Выбрать главу

Но реликты именно что целостного неразвернутого восприятия действительности проявляются даже в известных приказах и указах просвещенного монарха, которые представляют из себя сложный сплав поучения, яркого (народного) словца, указания на ценности того или иного предписания и т.д. Конечно, в определенной степени это было присуще и континентальной Европе, но все же помещение логических аргументов на второй, а то и третий план в такой степени – это российское изобретение, а по существу передача в такой форме словесных ментальных формул русского сознания.

В известной степени проявление торжества русской логически неразвернутой целостности суждений и объяснений тех или иных явлений (все равно – в бытовом речевом поведении, в литературных текстах) было более чем отлично от западноевропейской традиции.

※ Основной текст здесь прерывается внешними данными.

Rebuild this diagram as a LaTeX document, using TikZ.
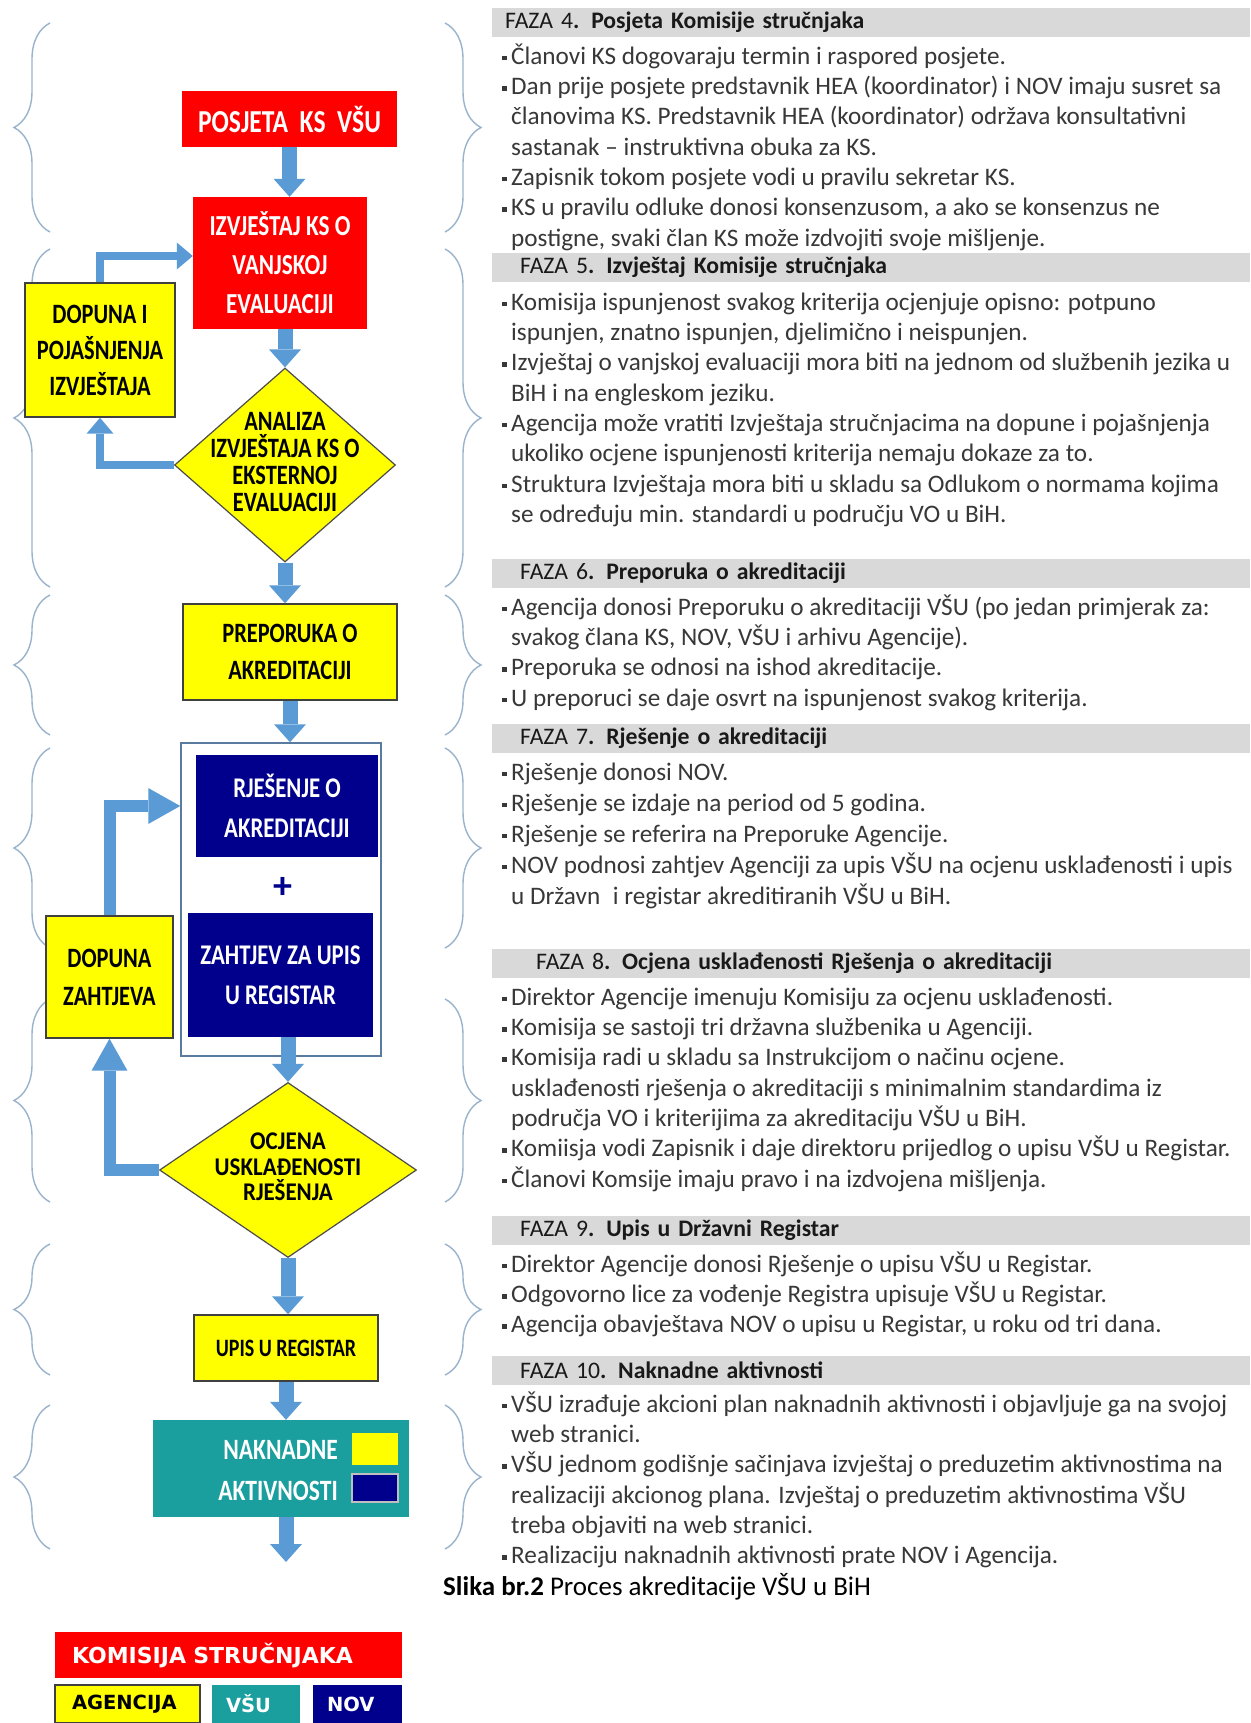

Да и в XIX веке мы обнаруживаем нечто подобное, если обратиться к заметкам Н. Н. Златовратского или к замечательному, но забытому роману «Гарденины» А. Эртеля.

Но поразительным примером торжества этого русского стиля думания и отношения к действительности в его речевых и, соответственно, понятийных формах мы обнаруживаем у самой русской царицы – стопроцентной немки Екатерины Великой.

Западное воздействие на собственно русский стиль (когда он, наконец, выработался в литературно-авторские формы) обнаруживается несколько позднее, в конце XVIII и начале XIX века с исключительным французским влиянием на саму речевую культуру (и всего, что с этим связано), а далее с немецким, которое имело более глубокие и трагические последствия для русской государственности.

С французским языком в русскую культуру проник дух Просвещения, а имена Вольтера, Руссо, других французских вольнодумцев, стали самими расхожими для дворянства как высшего, так и среднего слоя. Одновременно французский аналитический язык давал выучку русскому языку, и Пушкин неоднократно об этом писал. Русский дворянин, писавший на русском и на французском языке, – это были как бы два разных человека. Да и сам Пушкин, а также кн. П. А. Вяземский и иные друзья поэта по переписке, часто извинялись за свой французский язык в письмах, единодушно утверждая, что так быстрее, компактнее и точнее они смогут представить свои мысли. Недалекая, по общему мнению, супруга поэта Н. Н. Пушкина в своих письмах на французском языке выглядит просто блестяще с точки зрения стиля и ясности излагаемых суждений.

Первая русская философская инвектива, которая в силу исторических обстоятельств была скрыта на долгое время от внимания широкой русской публики – «Философические письма» П. Я. Чаадаева, была создана на французском, естественно, языке.

Толстой чувствовал этот разрыв в ментальности русских людей (высшего слоя, конечно) с лучшим владением иностранным языком, нежели своим родным, и показал это особенно ярко в начале текста «Войны и мира». В то время как настоящий, подлинный русский язык для него и его главных героев был представлен речами Платона Каратаева. Вот как об этом пишет Толстой: «Когда Пьер, иногда пораженный смыслом его речи, просил повторить сказанное, Платон не мог вспомнить того, что он сказал минуту тому назад, – так же, как он не мог словами сказать Пьеру свою любимую песню. Там было: «родимая, березанька и тошненько мне», но на словах не выходило никакого смысла. Он не понимал и не мог понять значения слов, отдельно взятых из речи. Каждое слово его и каждое действие было проявлением неизвестной ему деятельности, которая была его жизнь. Но жизнь его, как он сам смотрел на нее, не имела смысла как отдельная жизнь. Она имела смысл только как частица целого, которое он постоянно чувствовал. Его слова и действия выливались из него так же равномерно, необходимо и непосредственно, как запах отделяется от цветка. Он не мог понять ни цены, ни значения отдельно взятого действия или слова» [1, 56].

Или вот его замечание о «квинтэссенции» русской либеральной мысли начала ХХ века: «Читал «Вехи». Удивительный язык. Надо самому бояться этого. Нерусские, выдуманные слова, означающие подразумеваемые новые оттенки мысли, неясные, искусственные, условные и ненужные. Могут быть нужные эти слова только, когда речь идет о ненужном. Слова эти употребляются и имеют смысл только при большом желании читателя догадаться и должны бы сопровождаться всегда прибавлением: «ведь ты понимаешь, мы с тобой понимаем это» [2, 331].

Толстой много думал об этой проблеме. Пусть он не слишком ее фиксировал в неких отточенных формулах, но вся его работа по созданию народной Азбуки, так называемых «народных рассказов», вся работа по упрощению языка повествования в целом ряде своих текстов 70-х и 80-х годов была связана с возвратом, с фиксацией в простом, неусложненном языке и правды, и философии, и психологии русского (народного) духа и смысла. Его интересовали словесные формы русской ментальности, сказали бы мы сейчас.